Scan the listing below. Report each line that includes "this".
□ □ □ □
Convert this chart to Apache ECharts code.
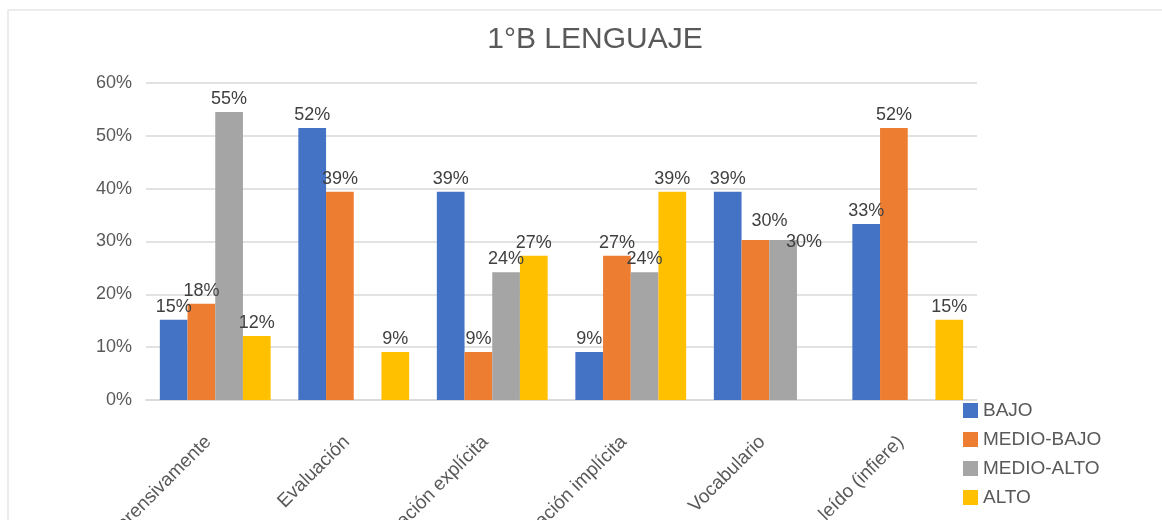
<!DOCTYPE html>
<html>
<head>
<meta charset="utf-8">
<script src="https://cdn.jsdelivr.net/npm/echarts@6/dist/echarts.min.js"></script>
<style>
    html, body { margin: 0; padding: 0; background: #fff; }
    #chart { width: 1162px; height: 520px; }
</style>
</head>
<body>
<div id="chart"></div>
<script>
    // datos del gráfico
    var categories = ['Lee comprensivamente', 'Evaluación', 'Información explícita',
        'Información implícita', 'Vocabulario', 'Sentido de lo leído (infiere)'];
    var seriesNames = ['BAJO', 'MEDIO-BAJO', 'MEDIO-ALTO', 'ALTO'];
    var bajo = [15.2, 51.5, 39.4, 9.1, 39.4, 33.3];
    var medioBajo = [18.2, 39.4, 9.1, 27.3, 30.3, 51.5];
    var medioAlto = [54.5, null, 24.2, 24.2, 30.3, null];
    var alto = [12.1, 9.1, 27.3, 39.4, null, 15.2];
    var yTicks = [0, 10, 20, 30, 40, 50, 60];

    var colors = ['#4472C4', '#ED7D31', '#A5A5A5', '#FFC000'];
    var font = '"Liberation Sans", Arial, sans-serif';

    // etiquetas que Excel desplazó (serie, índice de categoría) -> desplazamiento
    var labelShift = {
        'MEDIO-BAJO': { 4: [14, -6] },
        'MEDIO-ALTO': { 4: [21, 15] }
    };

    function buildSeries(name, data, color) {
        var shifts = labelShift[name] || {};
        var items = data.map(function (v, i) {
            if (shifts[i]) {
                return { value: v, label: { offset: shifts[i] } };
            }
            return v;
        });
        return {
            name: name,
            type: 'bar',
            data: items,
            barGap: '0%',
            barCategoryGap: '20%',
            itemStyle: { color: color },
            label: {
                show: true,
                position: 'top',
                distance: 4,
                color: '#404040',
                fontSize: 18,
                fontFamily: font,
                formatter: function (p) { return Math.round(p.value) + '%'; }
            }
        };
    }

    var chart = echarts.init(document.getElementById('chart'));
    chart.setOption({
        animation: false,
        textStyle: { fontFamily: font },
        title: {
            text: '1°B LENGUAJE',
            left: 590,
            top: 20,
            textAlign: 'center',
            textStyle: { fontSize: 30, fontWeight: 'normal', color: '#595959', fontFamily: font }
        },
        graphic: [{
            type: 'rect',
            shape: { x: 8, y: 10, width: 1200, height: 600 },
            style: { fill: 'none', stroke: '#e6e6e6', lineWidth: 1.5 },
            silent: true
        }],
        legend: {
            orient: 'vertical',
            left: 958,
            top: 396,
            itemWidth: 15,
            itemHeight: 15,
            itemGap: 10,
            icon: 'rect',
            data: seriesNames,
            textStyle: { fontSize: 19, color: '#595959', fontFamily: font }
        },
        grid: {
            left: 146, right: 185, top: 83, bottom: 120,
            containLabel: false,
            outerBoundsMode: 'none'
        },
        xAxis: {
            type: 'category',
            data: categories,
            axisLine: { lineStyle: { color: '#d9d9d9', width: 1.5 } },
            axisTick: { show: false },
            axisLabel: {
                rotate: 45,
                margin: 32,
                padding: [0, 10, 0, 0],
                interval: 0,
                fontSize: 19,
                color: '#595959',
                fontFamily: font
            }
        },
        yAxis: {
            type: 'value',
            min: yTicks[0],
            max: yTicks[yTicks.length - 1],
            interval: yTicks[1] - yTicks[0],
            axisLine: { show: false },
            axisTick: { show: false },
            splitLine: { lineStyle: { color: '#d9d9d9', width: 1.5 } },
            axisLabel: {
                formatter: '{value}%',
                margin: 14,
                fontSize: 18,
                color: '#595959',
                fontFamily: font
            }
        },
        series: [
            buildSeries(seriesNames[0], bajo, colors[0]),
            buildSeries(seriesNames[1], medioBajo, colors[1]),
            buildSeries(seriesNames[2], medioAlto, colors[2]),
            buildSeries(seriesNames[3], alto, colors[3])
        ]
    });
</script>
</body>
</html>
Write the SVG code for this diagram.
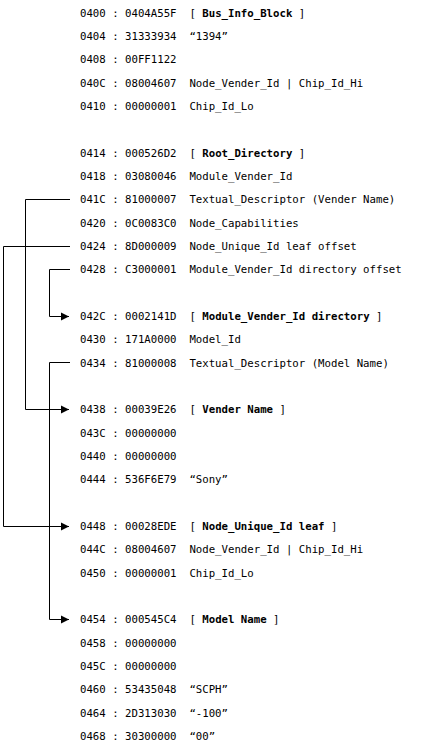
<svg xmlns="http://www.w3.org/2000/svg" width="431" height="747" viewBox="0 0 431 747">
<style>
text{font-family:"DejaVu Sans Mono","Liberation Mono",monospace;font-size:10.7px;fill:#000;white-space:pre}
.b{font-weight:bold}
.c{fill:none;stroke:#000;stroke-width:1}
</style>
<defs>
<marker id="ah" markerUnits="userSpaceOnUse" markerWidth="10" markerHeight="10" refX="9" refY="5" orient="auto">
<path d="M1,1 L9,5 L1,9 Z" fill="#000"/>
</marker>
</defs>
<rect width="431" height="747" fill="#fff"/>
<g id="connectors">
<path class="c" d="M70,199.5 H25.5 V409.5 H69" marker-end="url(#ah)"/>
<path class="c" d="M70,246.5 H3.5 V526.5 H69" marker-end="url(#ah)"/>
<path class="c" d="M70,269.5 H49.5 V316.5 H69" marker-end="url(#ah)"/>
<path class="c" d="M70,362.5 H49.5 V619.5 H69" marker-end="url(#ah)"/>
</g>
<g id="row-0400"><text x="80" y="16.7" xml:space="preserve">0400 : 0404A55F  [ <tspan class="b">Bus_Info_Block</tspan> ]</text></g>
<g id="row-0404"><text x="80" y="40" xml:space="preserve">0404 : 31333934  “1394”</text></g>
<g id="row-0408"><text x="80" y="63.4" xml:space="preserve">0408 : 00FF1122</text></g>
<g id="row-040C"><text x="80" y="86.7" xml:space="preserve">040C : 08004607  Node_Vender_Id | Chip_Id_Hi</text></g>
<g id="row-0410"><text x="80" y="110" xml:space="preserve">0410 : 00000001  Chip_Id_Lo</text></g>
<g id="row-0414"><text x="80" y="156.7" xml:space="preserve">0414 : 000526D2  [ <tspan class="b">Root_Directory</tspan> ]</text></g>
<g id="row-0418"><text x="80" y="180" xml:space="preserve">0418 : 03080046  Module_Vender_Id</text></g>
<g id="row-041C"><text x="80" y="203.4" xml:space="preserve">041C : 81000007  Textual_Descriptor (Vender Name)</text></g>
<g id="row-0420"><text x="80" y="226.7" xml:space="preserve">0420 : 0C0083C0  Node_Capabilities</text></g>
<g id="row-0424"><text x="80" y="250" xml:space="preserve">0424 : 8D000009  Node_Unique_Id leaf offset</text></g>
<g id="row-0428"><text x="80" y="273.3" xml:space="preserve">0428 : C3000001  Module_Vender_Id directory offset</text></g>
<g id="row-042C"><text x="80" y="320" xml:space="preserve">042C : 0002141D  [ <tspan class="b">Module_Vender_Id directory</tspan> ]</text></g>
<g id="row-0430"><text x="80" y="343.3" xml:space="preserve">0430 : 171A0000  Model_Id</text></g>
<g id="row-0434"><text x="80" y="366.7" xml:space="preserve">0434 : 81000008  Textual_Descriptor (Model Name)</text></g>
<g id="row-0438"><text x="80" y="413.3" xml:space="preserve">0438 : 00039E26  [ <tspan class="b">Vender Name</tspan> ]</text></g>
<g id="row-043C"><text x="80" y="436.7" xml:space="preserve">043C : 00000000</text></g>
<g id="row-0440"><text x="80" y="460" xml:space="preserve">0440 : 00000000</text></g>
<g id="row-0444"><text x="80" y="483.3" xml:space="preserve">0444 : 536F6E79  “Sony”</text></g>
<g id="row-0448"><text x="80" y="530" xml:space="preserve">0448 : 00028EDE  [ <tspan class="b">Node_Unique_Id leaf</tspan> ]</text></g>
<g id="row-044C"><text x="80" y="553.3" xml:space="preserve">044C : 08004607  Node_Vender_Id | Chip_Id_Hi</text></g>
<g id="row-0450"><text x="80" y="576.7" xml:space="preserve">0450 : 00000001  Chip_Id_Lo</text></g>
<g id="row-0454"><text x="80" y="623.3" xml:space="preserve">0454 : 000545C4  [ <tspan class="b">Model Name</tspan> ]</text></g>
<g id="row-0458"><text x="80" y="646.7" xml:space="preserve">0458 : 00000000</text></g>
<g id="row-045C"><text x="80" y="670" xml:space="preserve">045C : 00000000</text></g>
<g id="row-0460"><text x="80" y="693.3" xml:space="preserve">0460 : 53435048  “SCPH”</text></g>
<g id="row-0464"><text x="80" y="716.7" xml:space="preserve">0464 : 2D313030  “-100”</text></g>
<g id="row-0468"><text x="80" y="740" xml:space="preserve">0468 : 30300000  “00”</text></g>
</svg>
□ □ □ □
◆ EXERCISE RESULT
Convert this chart to Apache ECharts code.
Write the SVG code for this diagram.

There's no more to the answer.